Pero Jesús nunca desecha a los que fracasan. Él es el Dios de las oportunidades, siempre dispuesto a escribir una nueva historia en una página en blanco. Por eso, aquella misma noche apareció ante sus discípulos, que estaban dominados por el miedo, escondidos con las puertas trancadas y las esperanzas rotas. Los consoló, les dio ánimo y les encomendó la edificación de su reino.

¿Qué reino edificarían, si en tres años no habían entendido nada? Pero Jesús nunca pierde las esperanzas, y se quedó con ellos cuarenta días más para ayudarlos a entender la naturaleza espiritual de su reino. Lucas relata la historia de la siguiente manera: “A quienes también, después de haber padecido, se presentó vivo con muchas pruebas indubitables, apareciéndoseles durante cuarenta días y hablándoles acerca del reino de Dios” (Hech. 1:3).

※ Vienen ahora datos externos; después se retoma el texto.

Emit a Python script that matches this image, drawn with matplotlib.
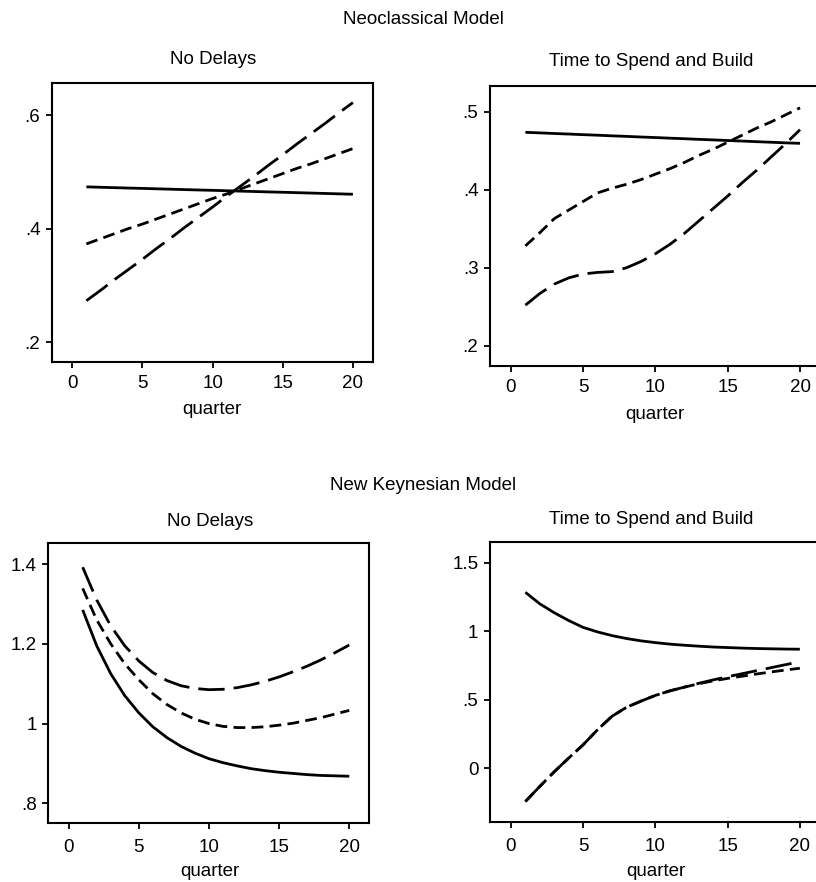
import matplotlib
matplotlib.use("Agg")
import matplotlib.pyplot as plt

plt.rcParams['font.family'] = ['Liberation Sans', 'DejaVu Sans']
plt.rcParams['lines.scale_dashes'] = False

quarter = list(range(1, 21))

# Neoclassical model, no delays
neo_nd_solid = [.4735, .4728, .4721, .4714, .4708, .4701, .4694, .4687, .4680, .4674,
                .4667, .4660, .4653, .4646, .4640, .4633, .4626, .4619, .4612, .4605]
neo_nd_short = [.373, .382, .391, .400, .408, .417, .426, .435, .444, .453,
                .461, .470, .479, .488, .497, .506, .514, .523, .532, .541]
neo_nd_long = [.273, .291, .310, .328, .346, .365, .383, .402, .420, .438,
               .457, .475, .493, .512, .530, .549, .567, .585, .604, .622]

# Neoclassical model, time to spend and build
neo_tb_solid = [.4736, .4729, .4721, .4714, .4706, .4699, .4691, .4684, .4676, .4669,
                .4661, .4654, .4646, .4639, .4631, .4624, .4616, .4609, .4601, .4595]
neo_tb_short = [.328, .345, .363, .374, .385, .396, .402, .407, .413, .420,
                .427, .435, .444, .452, .461, .470, .479, .487, .496, .505]
neo_tb_long = [.252, .267, .279, .287, .292, .294, .295, .300, .308, .318,
               .330, .344, .360, .376, .392, .409, .425, .442, .459, .477]

# New Keynesian model, no delays
nk_nd_solid = [1.285, 1.195, 1.125, 1.070, 1.027, .992, .965, .943, .926, .912,
               .902, .894, .887, .882, .878, .875, .872, .870, .869, .868]
nk_nd_short = [1.339, 1.260, 1.200, 1.150, 1.110, 1.075, 1.048, 1.027, 1.011, 1.000,
               .993, .990, .990, .992, .996, 1.001, 1.008, 1.015, 1.024, 1.033]
nk_nd_long = [1.392, 1.310, 1.245, 1.195, 1.157, 1.128, 1.108, 1.095, 1.088, 1.085,
              1.086, 1.090, 1.097, 1.106, 1.117, 1.130, 1.144, 1.160, 1.178, 1.197]

# New Keynesian model, time to spend and build
nk_tb_solid = [1.284, 1.200, 1.135, 1.078, 1.028, .995, .968, .947, .930, .917,
               .906, .898, .891, .885, .881, .877, .874, .872, .870, .869]
nk_tb_short = [-.242, -.132, -.025, .075, .172, .282, .380, .445, .490, .532,
               .565, .592, .617, .638, .656, .672, .688, .703, .717, .730]
nk_tb_long = [-.242, -.132, -.025, .075, .172, .282, .380, .445, .490, .532,
              .565, .592, .620, .645, .668, .690, .712, .734, .756, .778]

W, H = 816, 882
fig = plt.figure(figsize=(W / 100, H / 100), dpi=100)


def px_axes(l, t, r, b):
    return fig.add_axes([l / W, 1 - b / H, (r - l) / W, (b - t) / H])


def txt(x, y, s):
    fig.text(x / W, 1 - y / H, s, ha='center', va='center', fontsize=13.5)


long_dash = (0, (19, 6.5))
short_dash = (0, (8.5, 4.5))


def panel(ax, solid, short, long, ylim, yticks, ylabels, xpad=5):
    ax.plot(quarter, solid, color='black', lw=2.0, solid_capstyle='butt')
    ax.plot(quarter, short, color='black', lw=2.0, linestyle=short_dash)
    ax.plot(quarter, long, color='black', lw=2.0, linestyle=long_dash)
    ax.set_xlim(-1.45, 21.43)
    ax.set_ylim(*ylim)
    ax.set_xticks([0, 5, 10, 15, 20])
    ax.set_yticks(yticks)
    ax.set_yticklabels(ylabels)
    ax.tick_params(labelsize=13.5, width=1.3, length=4.3, colors='black')
    ax.tick_params(axis='x', pad=xpad)
    ax.tick_params(axis='y', pad=4)
    for s in ax.spines.values():
        s.set_linewidth(1.5)


ax1 = px_axes(52, 82.7, 373, 362)
panel(ax1, neo_nd_solid, neo_nd_short, neo_nd_long, (0.165, 0.657),
      [.2, .4, .6], ['.2', '.4', '.6'])

ax2 = px_axes(490, 86, 820.7, 366)
panel(ax2, neo_tb_solid, neo_tb_short, neo_tb_long, (0.174, 0.533),
      [.2, .3, .4, .5], ['.2', '.3', '.4', '.5'])

ax3 = px_axes(48.3, 543.3, 369.3, 823.3)
panel(ax3, nk_nd_solid, nk_nd_short, nk_nd_long, (0.75, 1.452),
      [.8, 1.0, 1.2, 1.4], ['.8', '1', '1.2', '1.4'], xpad=7)

ax4 = px_axes(490, 542.3, 820.5, 822.3)
panel(ax4, nk_tb_solid, nk_tb_short, nk_tb_long, (-0.394, 1.649),
      [0, .5, 1, 1.5], ['0', '.5', '1', '1.5'], xpad=7)

txt(423, 20, 'Neoclassical Model')
txt(213, 59, 'No Delays')
txt(651, 62, 'Time to Spend and Build')
txt(212, 410, 'quarter')
txt(655, 414, 'quarter')

txt(423, 486, 'New Keynesian Model')
txt(210, 521, 'No Delays')
txt(651, 519, 'Time to Spend and Build')
txt(210, 871, 'quarter')
txt(656, 871, 'quarter')

fig.savefig('out.png', dpi=100)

¡El reino de Dios! Ese había sido el tema central de su ministerio durante los tres años anteriores. Ellos no habían entendido. Ahora, resucitado, antes de subir a los cielos, se queda con ellos cuarenta días más, y el tema central de sus enseñanzas en esos días volvió a ser el reino de Dios. Les dice más; les pide que no salgan de Jerusalén, sino que esperen la promesa del Espíritu Santo. ¿Por qué? Porque el reino de Dios es un reino espiritual y solo puede ser edificado con la participación del Espíritu.

Después compara ambos reinos con el bautismo de Juan y el bautismo del Espíritu. Juan bautizaba con agua. Era un bautismo visible. Todo el mundo veía. Quedaban las “fotos”, ese recuerdo visual, como registro del acontecimiento; los nombres eran escritos en los libros de la iglesia. Pero el bautismo del Espíritu es diferente. Nadie ve. No hay fotos. Porque el reino de Dios empieza a trabajar por dentro, como lo hacen el grano de mostaza, la sal y la levadura. Los nombres no están escritos en los libros de la secretaría de la iglesia, sino en los libros de la vida allá en los cielos.

Este es el último día que Jesús pasa con sus discípulos. Este es el último mensaje que les deja. Quiere tener la certeza de que ahora sí entendieron la naturaleza espiritual de su reino; pero, de repente, ellos le preguntan con una ingenuidad que duele: “Señor, ¿restaurarás el reino de Israel en este tiempo?” (Hech. 1:6).

Imagina la decepción de Jesús. Él ya estaba listo para partir, y sus amados discípulos todavía no habían entendido la misión. Entonces, al registrar sus últimas palabras, les dice cómo construir el reino espiritual, la iglesia gloriosa, sin arruga, ni mancha, que él desea encontrar cuando vuelva: “Recibiréis poder, cuando haya venido sobre vosotros el Espíritu Santo, y me seréis testigos en Jerusalén, en toda Judea, en Samaria, y hasta lo último de la tierra” (Hech. 1:8). Para construir el reino de Dios, cada discípulo tendría que volverse un testigo. Sin el testimonio personal de cada cristiano, jamás existiría el reino de Dios.